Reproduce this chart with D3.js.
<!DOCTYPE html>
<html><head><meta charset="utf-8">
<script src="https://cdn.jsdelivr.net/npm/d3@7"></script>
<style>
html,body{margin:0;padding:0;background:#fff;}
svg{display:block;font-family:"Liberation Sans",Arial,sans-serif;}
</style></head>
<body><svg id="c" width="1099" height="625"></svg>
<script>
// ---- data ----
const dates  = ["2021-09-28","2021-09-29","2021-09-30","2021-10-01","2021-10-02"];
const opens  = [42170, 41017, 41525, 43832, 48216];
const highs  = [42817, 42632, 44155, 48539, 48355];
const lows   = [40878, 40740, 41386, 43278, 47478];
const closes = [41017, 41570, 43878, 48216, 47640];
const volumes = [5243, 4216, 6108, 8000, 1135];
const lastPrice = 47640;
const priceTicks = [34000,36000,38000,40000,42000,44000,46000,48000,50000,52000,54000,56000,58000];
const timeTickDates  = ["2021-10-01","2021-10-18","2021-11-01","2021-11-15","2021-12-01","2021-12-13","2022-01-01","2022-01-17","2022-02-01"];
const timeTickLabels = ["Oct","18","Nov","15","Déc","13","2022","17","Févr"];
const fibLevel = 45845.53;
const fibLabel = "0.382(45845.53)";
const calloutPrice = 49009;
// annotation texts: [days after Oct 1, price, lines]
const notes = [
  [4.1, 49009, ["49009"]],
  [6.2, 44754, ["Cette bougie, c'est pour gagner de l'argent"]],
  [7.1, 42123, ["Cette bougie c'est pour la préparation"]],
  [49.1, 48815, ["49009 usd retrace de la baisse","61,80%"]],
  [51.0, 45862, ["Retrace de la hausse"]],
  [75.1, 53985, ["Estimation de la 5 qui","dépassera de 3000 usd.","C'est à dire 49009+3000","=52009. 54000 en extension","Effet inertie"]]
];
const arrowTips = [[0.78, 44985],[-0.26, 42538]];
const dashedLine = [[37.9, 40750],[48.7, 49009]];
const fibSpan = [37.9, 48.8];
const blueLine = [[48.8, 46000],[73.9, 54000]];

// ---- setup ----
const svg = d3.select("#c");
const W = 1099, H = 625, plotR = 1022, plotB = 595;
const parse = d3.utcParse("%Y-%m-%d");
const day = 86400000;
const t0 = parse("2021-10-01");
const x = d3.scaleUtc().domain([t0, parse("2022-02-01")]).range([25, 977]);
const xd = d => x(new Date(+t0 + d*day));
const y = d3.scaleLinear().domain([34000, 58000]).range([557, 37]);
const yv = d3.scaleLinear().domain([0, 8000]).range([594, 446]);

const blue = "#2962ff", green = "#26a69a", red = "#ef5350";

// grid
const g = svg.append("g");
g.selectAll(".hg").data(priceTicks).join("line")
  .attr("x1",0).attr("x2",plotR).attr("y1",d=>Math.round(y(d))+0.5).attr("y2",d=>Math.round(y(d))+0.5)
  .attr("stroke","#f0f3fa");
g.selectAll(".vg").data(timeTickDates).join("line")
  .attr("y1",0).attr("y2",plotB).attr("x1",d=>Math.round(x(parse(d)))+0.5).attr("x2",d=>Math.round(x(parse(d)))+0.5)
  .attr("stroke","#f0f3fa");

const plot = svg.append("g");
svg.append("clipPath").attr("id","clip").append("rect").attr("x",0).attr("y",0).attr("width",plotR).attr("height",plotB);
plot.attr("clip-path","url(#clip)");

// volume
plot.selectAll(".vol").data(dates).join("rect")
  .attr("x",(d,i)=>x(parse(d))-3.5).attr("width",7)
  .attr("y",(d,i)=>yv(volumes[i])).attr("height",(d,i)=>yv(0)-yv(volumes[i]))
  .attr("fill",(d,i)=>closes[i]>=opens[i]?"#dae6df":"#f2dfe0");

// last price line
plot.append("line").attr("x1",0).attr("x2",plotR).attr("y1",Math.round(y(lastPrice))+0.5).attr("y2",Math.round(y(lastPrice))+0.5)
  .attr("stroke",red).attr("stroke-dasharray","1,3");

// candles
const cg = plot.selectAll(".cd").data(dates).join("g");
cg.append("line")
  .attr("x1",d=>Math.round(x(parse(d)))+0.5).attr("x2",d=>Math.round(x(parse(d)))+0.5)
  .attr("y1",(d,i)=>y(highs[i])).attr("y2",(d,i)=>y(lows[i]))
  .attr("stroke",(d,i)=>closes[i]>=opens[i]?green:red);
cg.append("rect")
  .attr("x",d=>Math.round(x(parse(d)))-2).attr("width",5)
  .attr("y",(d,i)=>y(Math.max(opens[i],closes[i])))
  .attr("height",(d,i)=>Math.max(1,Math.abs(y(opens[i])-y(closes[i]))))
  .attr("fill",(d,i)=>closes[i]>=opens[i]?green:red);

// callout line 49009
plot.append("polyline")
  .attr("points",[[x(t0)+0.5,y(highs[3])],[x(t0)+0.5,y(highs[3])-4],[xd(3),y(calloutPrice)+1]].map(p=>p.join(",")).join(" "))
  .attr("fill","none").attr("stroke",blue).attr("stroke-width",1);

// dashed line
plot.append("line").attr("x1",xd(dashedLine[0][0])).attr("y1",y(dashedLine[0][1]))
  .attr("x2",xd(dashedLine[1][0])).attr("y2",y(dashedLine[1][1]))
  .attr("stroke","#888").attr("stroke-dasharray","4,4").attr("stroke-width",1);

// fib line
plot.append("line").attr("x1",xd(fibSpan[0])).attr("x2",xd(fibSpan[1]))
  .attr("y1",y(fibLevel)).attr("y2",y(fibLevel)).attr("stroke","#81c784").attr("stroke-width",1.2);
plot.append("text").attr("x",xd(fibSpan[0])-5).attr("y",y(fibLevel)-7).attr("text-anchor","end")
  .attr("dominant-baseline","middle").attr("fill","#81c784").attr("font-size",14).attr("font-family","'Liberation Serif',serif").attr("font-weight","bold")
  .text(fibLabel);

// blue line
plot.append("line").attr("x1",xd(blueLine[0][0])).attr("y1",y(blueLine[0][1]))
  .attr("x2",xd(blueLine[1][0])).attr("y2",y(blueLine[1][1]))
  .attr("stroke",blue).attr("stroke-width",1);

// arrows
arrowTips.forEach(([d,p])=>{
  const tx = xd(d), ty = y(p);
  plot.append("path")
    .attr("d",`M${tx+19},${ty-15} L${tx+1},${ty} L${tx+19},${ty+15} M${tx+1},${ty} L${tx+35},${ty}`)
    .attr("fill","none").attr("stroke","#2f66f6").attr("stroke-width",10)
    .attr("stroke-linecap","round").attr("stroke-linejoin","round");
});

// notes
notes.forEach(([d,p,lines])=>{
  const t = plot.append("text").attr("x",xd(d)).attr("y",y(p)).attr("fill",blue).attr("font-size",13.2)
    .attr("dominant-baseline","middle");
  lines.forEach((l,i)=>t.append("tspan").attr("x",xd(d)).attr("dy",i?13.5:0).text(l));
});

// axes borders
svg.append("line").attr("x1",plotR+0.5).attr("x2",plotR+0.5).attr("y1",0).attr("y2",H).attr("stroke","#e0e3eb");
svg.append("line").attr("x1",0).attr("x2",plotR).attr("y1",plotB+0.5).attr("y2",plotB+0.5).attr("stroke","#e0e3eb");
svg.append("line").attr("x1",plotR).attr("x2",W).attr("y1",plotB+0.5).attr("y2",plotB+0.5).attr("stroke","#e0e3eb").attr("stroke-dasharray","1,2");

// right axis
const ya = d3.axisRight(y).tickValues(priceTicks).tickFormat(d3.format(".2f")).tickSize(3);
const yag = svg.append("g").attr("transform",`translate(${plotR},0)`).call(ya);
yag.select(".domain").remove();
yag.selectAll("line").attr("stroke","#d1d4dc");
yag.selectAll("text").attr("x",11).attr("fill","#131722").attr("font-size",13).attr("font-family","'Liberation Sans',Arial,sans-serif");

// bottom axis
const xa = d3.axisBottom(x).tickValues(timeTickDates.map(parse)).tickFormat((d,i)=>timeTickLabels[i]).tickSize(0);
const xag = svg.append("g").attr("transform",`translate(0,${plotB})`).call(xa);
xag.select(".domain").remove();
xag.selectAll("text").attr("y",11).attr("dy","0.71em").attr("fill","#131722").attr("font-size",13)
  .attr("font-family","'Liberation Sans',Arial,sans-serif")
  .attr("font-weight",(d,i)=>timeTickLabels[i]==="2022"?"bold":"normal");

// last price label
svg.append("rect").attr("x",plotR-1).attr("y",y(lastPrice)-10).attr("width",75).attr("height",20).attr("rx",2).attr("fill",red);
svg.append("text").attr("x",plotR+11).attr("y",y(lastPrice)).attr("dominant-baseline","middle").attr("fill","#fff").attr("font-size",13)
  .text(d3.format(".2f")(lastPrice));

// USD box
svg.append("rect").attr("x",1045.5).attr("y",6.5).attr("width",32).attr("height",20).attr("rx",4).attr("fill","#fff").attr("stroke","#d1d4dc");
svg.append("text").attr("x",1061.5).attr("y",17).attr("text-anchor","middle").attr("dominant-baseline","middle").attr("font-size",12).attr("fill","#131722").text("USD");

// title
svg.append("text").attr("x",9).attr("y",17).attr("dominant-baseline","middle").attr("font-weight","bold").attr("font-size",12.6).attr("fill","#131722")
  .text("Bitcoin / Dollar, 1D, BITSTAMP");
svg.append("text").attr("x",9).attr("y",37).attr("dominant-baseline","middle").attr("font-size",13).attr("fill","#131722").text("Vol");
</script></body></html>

PROBLEM TO WORK ON - Beginning at the first line above, repeat exactly until the line containing "const yv = d3.scaleLinear().domain([0, 8000]).range([594, 446]);", which is included.

WORKED ANSWER -
Reproduce this chart with D3.js.
<!DOCTYPE html>
<html><head><meta charset="utf-8">
<script src="https://cdn.jsdelivr.net/npm/d3@7"></script>
<style>
html,body{margin:0;padding:0;background:#fff;}
svg{display:block;font-family:"Liberation Sans",Arial,sans-serif;}
</style></head>
<body><svg id="c" width="1099" height="625"></svg>
<script>
// ---- data ----
const dates  = ["2021-09-28","2021-09-29","2021-09-30","2021-10-01","2021-10-02"];
const opens  = [42170, 41017, 41525, 43832, 48216];
const highs  = [42817, 42632, 44155, 48539, 48355];
const lows   = [40878, 40740, 41386, 43278, 47478];
const closes = [41017, 41570, 43878, 48216, 47640];
const volumes = [5243, 4216, 6108, 8000, 1135];
const lastPrice = 47640;
const priceTicks = [34000,36000,38000,40000,42000,44000,46000,48000,50000,52000,54000,56000,58000];
const timeTickDates  = ["2021-10-01","2021-10-18","2021-11-01","2021-11-15","2021-12-01","2021-12-13","2022-01-01","2022-01-17","2022-02-01"];
const timeTickLabels = ["Oct","18","Nov","15","Déc","13","2022","17","Févr"];
const fibLevel = 45845.53;
const fibLabel = "0.382(45845.53)";
const calloutPrice = 49009;
// annotation texts: [days after Oct 1, price, lines]
const notes = [
  [4.1, 49009, ["49009"]],
  [6.2, 44754, ["Cette bougie, c'est pour gagner de l'argent"]],
  [7.1, 42123, ["Cette bougie c'est pour la préparation"]],
  [49.1, 48815, ["49009 usd retrace de la baisse","61,80%"]],
  [51.0, 45862, ["Retrace de la hausse"]],
  [75.1, 53985, ["Estimation de la 5 qui","dépassera de 3000 usd.","C'est à dire 49009+3000","=52009. 54000 en extension","Effet inertie"]]
];
const arrowTips = [[0.78, 44985],[-0.26, 42538]];
const dashedLine = [[37.9, 40750],[48.7, 49009]];
const fibSpan = [37.9, 48.8];
const blueLine = [[48.8, 46000],[73.9, 54000]];

// ---- setup ----
const svg = d3.select("#c");
const W = 1099, H = 625, plotR = 1022, plotB = 595;
const parse = d3.utcParse("%Y-%m-%d");
const day = 86400000;
const t0 = parse("2021-10-01");
const x = d3.scaleUtc().domain([t0, parse("2022-02-01")]).range([25, 977]);
const xd = d => x(new Date(+t0 + d*day));
const y = d3.scaleLinear().domain([34000, 58000]).range([557, 37]);
const yv = d3.scaleLinear().domain([0, 8000]).range([594, 446]);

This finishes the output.